Generic types with their fancy generic type parameters are different. Generic functions can be specialized because the compiler knows what some type T is for any given instantiation. There is no need to store and pass conformance pointers around, nor take care to follow any indirection. The compiler can emit direct field offsets or directly jump to specific functions.

For infrequently used types the compiler may choose to use a runtime generic version rather than a specialization to limit the size of the generated binary; this is the equivalent of the C++ template problem where every single combination of type parameters cause the template to instantiate a new compiler-named type and all those types end up bloating the size of the binary.

To put it another way, a ContiguousArray<Int> has a statically known layout. In theory the compiler can figure out that myArray[15] is really just *(myArrayBasePtr + (15 * sizeof(Int))). Dereferencing a pointer is faster than figuring out that IndexType = Int, locating the RandomAccessIndexType.advancedBy() conformance for Int, setting up the stack frame, calling the implementation, then returning.

What happens when we don't know the type statically?

func fancyFunction<T: protocol<SomeProtocol, OtherProtocol>>(thing: T) { }

if let value = value as? protocol<SomeProtocol, OtherProtocol> {
    fancyFunction(value)
}

// Compile Error: cannot invoke 'fancyFunction'
// with an argument list of type '(protocol< SomeProtocol, OtherProtocol >)

If you've ever run into this situation you're at the business end of generic specialization and existentials. The compiler has no idea what the underlying type of value actually is so it can't emit a call to the correct generic specialization.

Even though we clearly satisfy the constraints there is no guarantee that we can call the correct version of the generic function. Remember that the compiler can make all kinds of assumptions about generic specializations; it knows the types so it can insert all kinds of shortcuts to reach inside the object and grab whatever it wants. If we call the wrong specialization things are not going to turn out well for our program.

(This all connects together, I promise!)

Generalized Existentials

So to summarize:

The current restrictions around protocols with associated types comes down to the fact that the compiler can't dynamically unwrap the existential value if associated types are involved.
Even if we can prove an existential satisfies constraints we can't call the correct generic specialization dynamically.

The Completing Generics Manifesto proposes a two-part solution to these problems:

The first Doug calls "generalized existentials":

protocol SqlColumn {
    associatedtype ValueType
    func read() -> ValueType
}

let x: SqlColumn = ...
column.read() // returns Any

If implemented, this feature would immediately put an end to the "Protocol X can only be used as a constraint" error messages; the Associated Types just become Any and you dynamically cast or switch. It won't have fancy statically compiled performance and it introduces the possibility of runtime crashes but sometimes dynamic behavior is the best tool for the job and it's nice to have it in the toolbox.
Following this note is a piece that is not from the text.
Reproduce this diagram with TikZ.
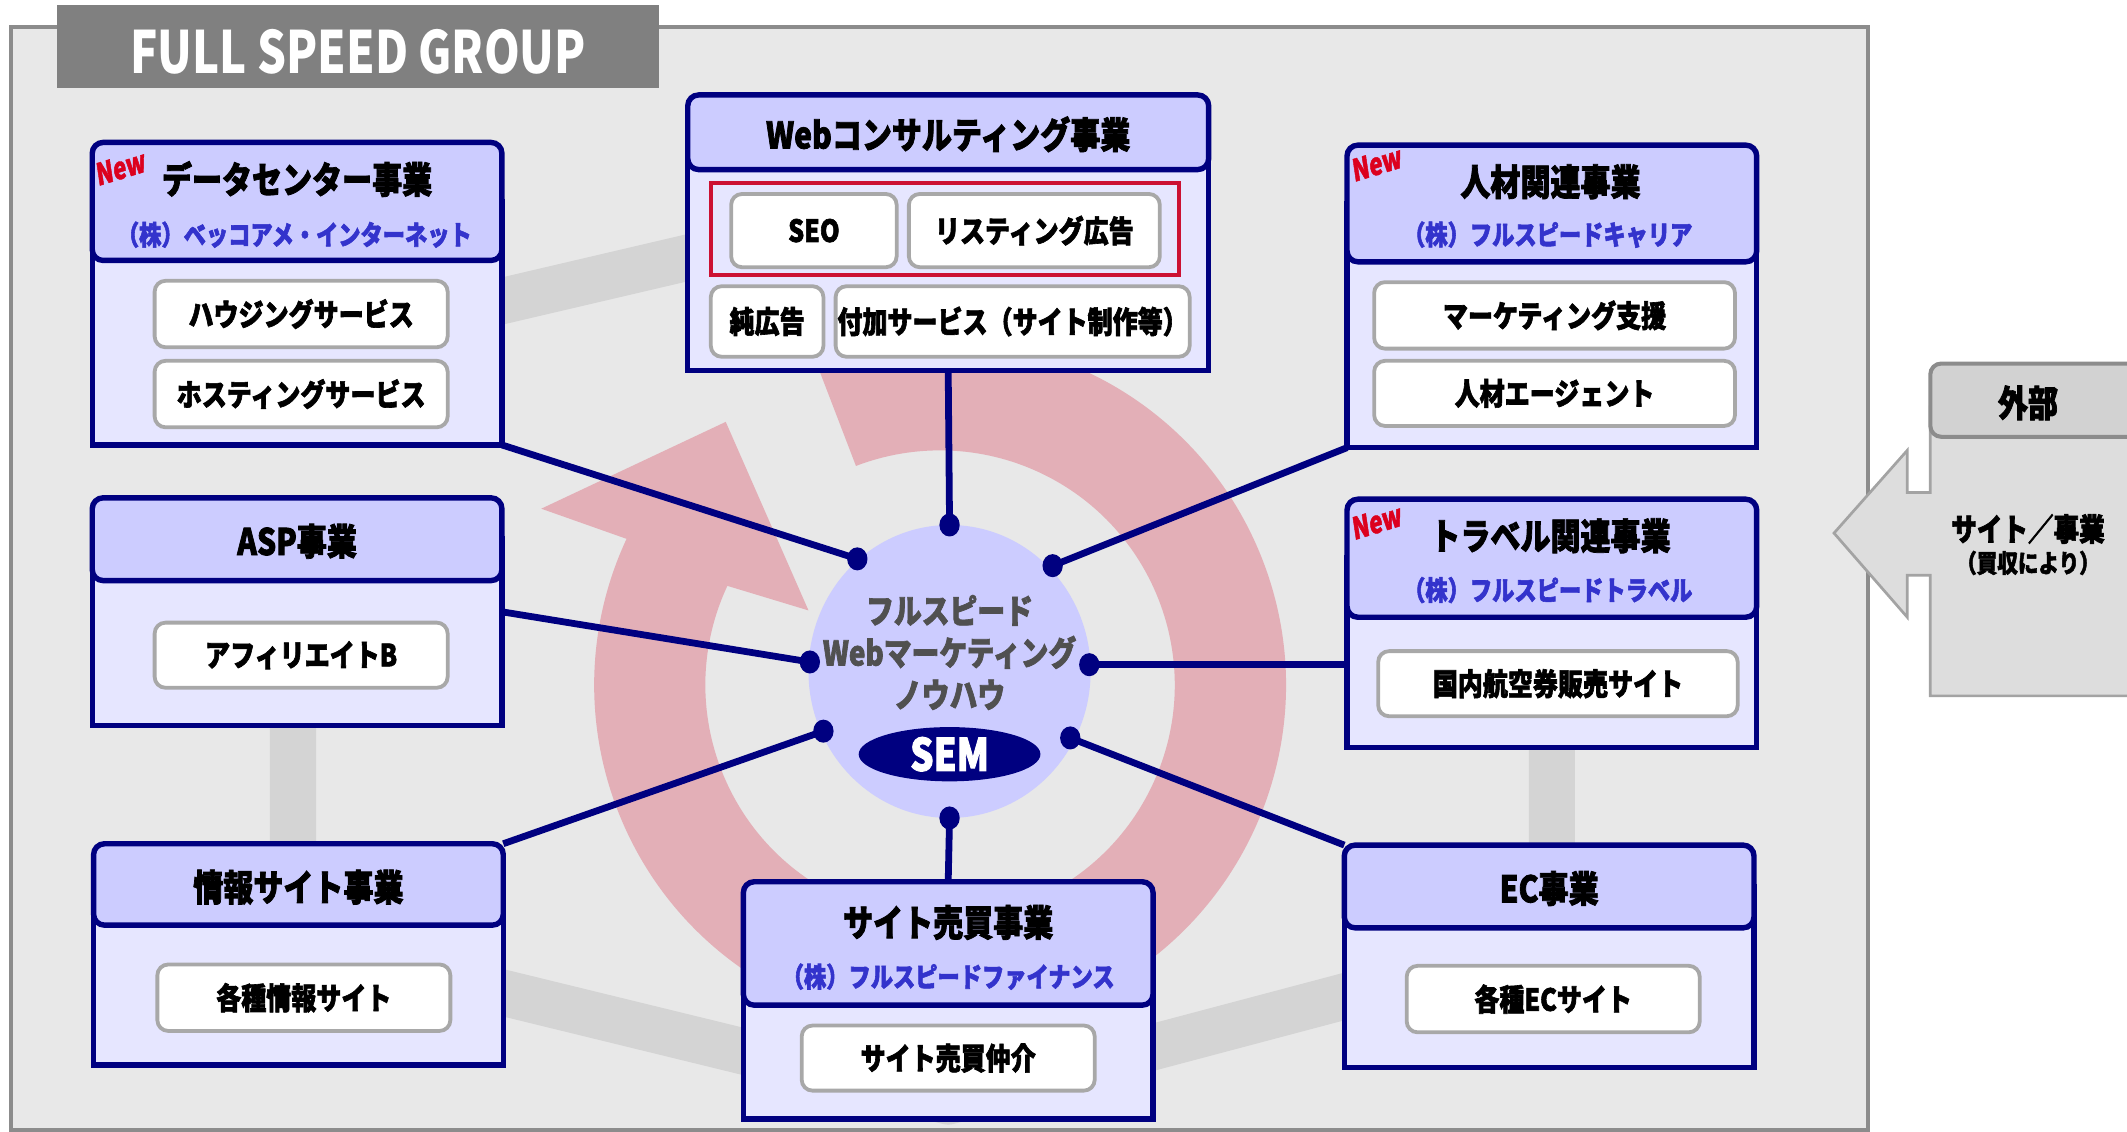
\documentclass[tikz,border=0pt]{standalone}
\usepackage{fontspec}
\usetikzlibrary{shapes.geometric}
\newfontfamily\jp{Noto Sans CJK JP}[FakeStretch=0.82,BoldFeatures={FakeBold=2}]
\newfontfamily\jpt{Noto Sans CJK JP}[FakeStretch=0.78]
\newfontfamily\jpn{Noto Sans CJK JP}[FakeStretch=0.76,FakeSlant=0.15,BoldFeatures={FakeBold=1.5}]
\newcommand\myttlfont{\jp\bfseries\fontsize{27}{30}\selectfont}
\newcommand\mysubfont{\jp\bfseries\fontsize{20}{22}\selectfont}
\newcommand\myitemfont{\jp\bfseries\fontsize{22.5}{25}\selectfont}
\newcommand\mynewmark{\jpn\bfseries\fontsize{22}{23}\selectfont}
\definecolor{navy}{RGB}{0,0,128}
\definecolor{headc}{RGB}{204,204,255}
\definecolor{bodyc}{RGB}{230,230,255}
\definecolor{subblue}{RGB}{51,51,204}
\definecolor{redbox}{RGB}{204,17,51}
\definecolor{itemgray}{RGB}{168,168,168}
\definecolor{framebg}{RGB}{232,232,232}
\definecolor{framegray}{RGB}{140,140,140}
\definecolor{titlegray}{RGB}{128,128,128}
\definecolor{bandc}{RGB}{212,212,212}
\definecolor{pinkc}{RGB}{227,175,183}
\definecolor{extc}{RGB}{221,221,221}
\definecolor{extborder}{RGB}{140,140,140}
\definecolor{ctextc}{RGB}{80,80,80}
\definecolor{newred}{RGB}{220,0,30}
\newcommand\bizbox[6]{%
  \path[fill=bodyc,bizline] (#2,{(#3+#6)/2}) rectangle (#4,#5);
  \path[fill=headc,bizline,rounded corners=8pt] (#2,#3) rectangle (#4,#6);
  \node[inner sep=0pt,outer sep=0pt,minimum width=#4pt-#2pt,minimum height=#5pt-#3pt] (#1) at ({(#2+#4)/2},{(#3+#5)/2}) {};
}
\begin{document}
\begin{tikzpicture}[x=1pt,y=-1pt,
  bizline/.style={draw=navy,line width=4pt},
  item/.style={draw=itemgray,line width=2.8pt,fill=white,rounded corners=8pt,inner sep=0pt,font=\myitemfont},
  ttl/.style={font=\myttlfont,text=black,inner sep=0pt},
  subttl/.style={font=\mysubfont,text=subblue,inner sep=0pt},
  newmark/.style={font=\mynewmark,text=newred,rotate=17,inner sep=0pt},
  conn/.style={draw=navy,line width=5pt},
  dot/.style={ellipse,fill=navy,minimum width=15pt,minimum height=17pt,inner sep=0pt},
]
\useasboundingbox (0,0) rectangle (1568,834);
% frame
\path[fill=framebg,draw=framegray,line width=3pt] (8,20) rectangle (1377,833);
% gray band
\draw[bandc,line width=34pt] (216,258) -- (699,145);
\draw[bandc,line width=34pt,line join=round] (216,450) -- (216,694) -- (699,812) -- (1144,694) -- (1144,459);
% pink circular arrow
\fill[pinkc] (693,505) ++(-111:255) arc[start angle=-111,end angle=205,radius=255]
  -- (399,375) -- (535,311) -- (596,450) -- ([shift={(205:173)}]693,505)
  arc[start angle=205,end angle=-111,radius=173] -- cycle;
% title
\node[fill=titlegray,minimum width=444pt,minimum height=61pt,inner sep=0pt] (title) at (264,34.5) {};
\node[font=\jpt\bfseries\fontsize{43}{45}\selectfont,text=white,inner sep=0pt] (titletext) at (264,38) {FULL SPEED GROUP};
% boxes
\bizbox{dc}{68}{105}{370}{328}{192}
\bizbox{web}{507}{70}{891}{273}{125}
\bizbox{hr}{993}{107}{1295}{330}{193}
\bizbox{asp}{68}{367}{370}{535}{428}
\bizbox{tr}{993}{368}{1295}{551}{455}
\bizbox{info}{69}{622}{371}{785}{682}
\bizbox{site}{548}{650}{850}{825}{741}
\bizbox{ec}{991}{623}{1293}{787}{684}
% titles
\node[ttl] (dcT) at (219,132) {データセンター事業};
\node[subttl] (dcS) at (217,173) {（株）ベッコアメ・インターネット};
\node[newmark] (dcN) at (88,124) {New};
\node[ttl] (webT) at (699,99) {Webコンサルティング事業};
\node[ttl] (hrT) at (1143,134) {人材関連事業};
\node[subttl] (hrS) at (1141,173) {（株）フルスピードキャリア};
\node[newmark] (hrN) at (1014,121) {New};
\node[ttl] (aspT) at (219,399) {ASP事業};
\node[ttl] (trT) at (1143,395) {トラベル関連事業};
\node[subttl] (trS) at (1141,435) {（株）フルスピードトラベル};
\node[newmark] (trN) at (1014,385) {New};
\node[ttl] (infoT) at (220,654) {情報サイト事業};
\node[ttl] (siteT) at (699,680) {サイト売買事業};
\node[subttl] (siteS) at (699,720) {（株）フルスピードファイナンス};
\node[ttl] (ecT) at (1142,655) {EC事業};
% items
\node[item,minimum width=216pt,minimum height=49pt] (dc1) at (222,231.5) {ハウジングサービス};
\node[item,minimum width=216pt,minimum height=49pt] (dc2) at (222,290.5) {ホスティングサービス};
\node[draw=redbox,line width=3pt,minimum width=345pt,minimum height=68pt,inner sep=0pt] (webred) at (696.5,169) {};
\node[item,minimum width=122pt,minimum height=54pt] (seo) at (600,170) {SEO};
\node[item,minimum width=185pt,minimum height=54pt] (lst) at (762.5,170) {リスティング広告};
\node[item,minimum width=83pt,minimum height=52pt] (jun) at (565.5,237) {純広告};
\node[item,minimum width=261pt,minimum height=52pt] (fuka) at (746.5,237) {付加サービス（サイト制作等）};
\node[item,minimum width=266pt,minimum height=49pt] (hr1) at (1146,232.5) {マーケティング支援};
\node[item,minimum width=266pt,minimum height=48pt] (hr2) at (1146,290) {人材エージェント};
\node[item,minimum width=216pt,minimum height=48pt] (asp1) at (222,483) {アフィリエイトB};
\node[item,minimum width=265pt,minimum height=48pt] (tr1) at (1148.5,504) {国内航空券販売サイト};
\node[item,minimum width=216pt,minimum height=49pt] (info1) at (224,735.5) {各種情報サイト};
\node[item,minimum width=216pt,minimum height=48pt] (site1) at (699,780) {サイト売買仲介};
\node[item,minimum width=216pt,minimum height=49pt] (ec1) at (1145,736.5) {各種ECサイト};
% external
\path[fill=extc,draw=extborder!80,line width=2pt] (1423,300) -- (1423,363) -- (1406,363) -- (1406,332) -- (1352,393) -- (1406,455) -- (1406,424) -- (1423,424) -- (1423,513) -- (1590,513) -- (1590,300) -- cycle;
\path[fill=extc!95!black,draw=extborder,line width=3pt,rounded corners=8pt] (1423,268) rectangle (1600,322);
\node[ttl] (extT) at (1495,297) {外部};
\node[font=\jp\bfseries\fontsize{23}{25}\selectfont,inner sep=0pt] (extA) at (1495,390) {サイト／事業};
\node[font=\jp\bfseries\fontsize{18.5}{20}\selectfont,inner sep=0pt] (extB) at (1495,415) {（買収により）};
% core
\node[ellipse,fill=headc,minimum width=208pt,minimum height=216pt,inner sep=0pt] (core) at (700,495) {};
\node[font=\jp\bfseries\fontsize{25}{31}\selectfont,text=ctextc,align=center,inner sep=0pt] (ctext) at (700,481) {フルスピード\\Webマーケティング\\ノウハウ};
\node[ellipse,fill=navy,minimum width=134pt,minimum height=40pt,inner sep=0pt,text=white,font=\jp\bfseries\fontsize{33}{35}\selectfont] (sem) at (700,556) {SEM};
% dots
\node[dot] (dW) at (700,387) {};
\node[dot] (dDC) at (632,412) {};
\node[dot] (dHR) at (776,417) {};
\node[dot] (dASP) at (597,488) {};
\node[dot] (dTR) at (803,490) {};
\node[dot] (dINFO) at (607,539) {};
\node[dot] (dEC) at (789,544) {};
\node[dot] (dSITE) at (700,603) {};
% connectors
\draw[conn] (web.south) -- (dW.center);
\draw[conn] (dc.south east) -- (dDC.center);
\draw[conn] (hr.south west) -- (dHR.center);
\draw[conn] (asp.east) -- (dASP.center);
\draw[conn] ([yshift=-30.5pt]tr.west) -- (dTR.center);
\draw[conn] (info.north east) -- (dINFO.center);
\draw[conn] (ec.north west) -- (dEC.center);
\draw[conn] (site.north) -- (dSITE.center);
\end{tikzpicture}
\end{document}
Doug also goes one step further noting that it would be natural to allow defining constraints to save a lot of casting boilerplate:

let x: Any<SqlColumn where .ValueType == String> = ...
column.read() // returns String

Opening Existentials

One tricky bit is when you have Self requirements like Equatable. Just because two different types implement Equatable doesn't mean there is actually an == implementation to check them for equality. With is/as we could check that the dynamicType of two values matched but we still couldn't call the actual == overload dynamically for the reasons discussed above regarding generic specialization.

To solve that problem, Doug proposes the ability to "open" an existential which would dynamically extract which type is actually stored in the existential and give that type a local name like T. Then you could check if some other value is also the same exact T, but even more importantly you could dynamically call the appropriate generic specialization with T:

if let storedInE1 = e1 openas T {     // T is the type stored in E1
  if let storedInE2 = e2 as? T {      // is e2 also a T?
    if storedInE1 == storedInE2 { … } // okay: storedInT1 and storedInE2 are both of type T, which we know is Equatable
  }
}

In this example, which specialization of == to call depends on the dynamic runtime type of e1 and e2. That makes working with protocols that have Self requirements possible and simultaneously solves our generic constraint problems.

Note: All syntax is just straw-man syntax and none of this is confirmed for any future version of Swift.

Conclusion

Personally I think solving the existential problem is a high priority because it involves a pain point anyone using protocols and generics will quickly run into, but the feature list is long and time is short so I don't know if it will get done in the Swift 3 timeframe. If opening existentials does get implemented using associated types won't force you into static dispatch and generic constraints; that will be a choice you make based on performance and other requirements.

In the mean time you can use type erasure to handle protocols with associated types.

What about more general existential cases? ~~Stay~~ ~~tuned.~~ Benji's post on the topic is now up

Links

For more on associated types, @alexisgallagher has a talk that also covers these topics (in fact we've discussed this in-person several times). There's also a very interesting and awesomely programming-language-nerd paper comparing generic programming across various languages and as Alexis points out Swift ticks all the boxes, partially as a result of associated types.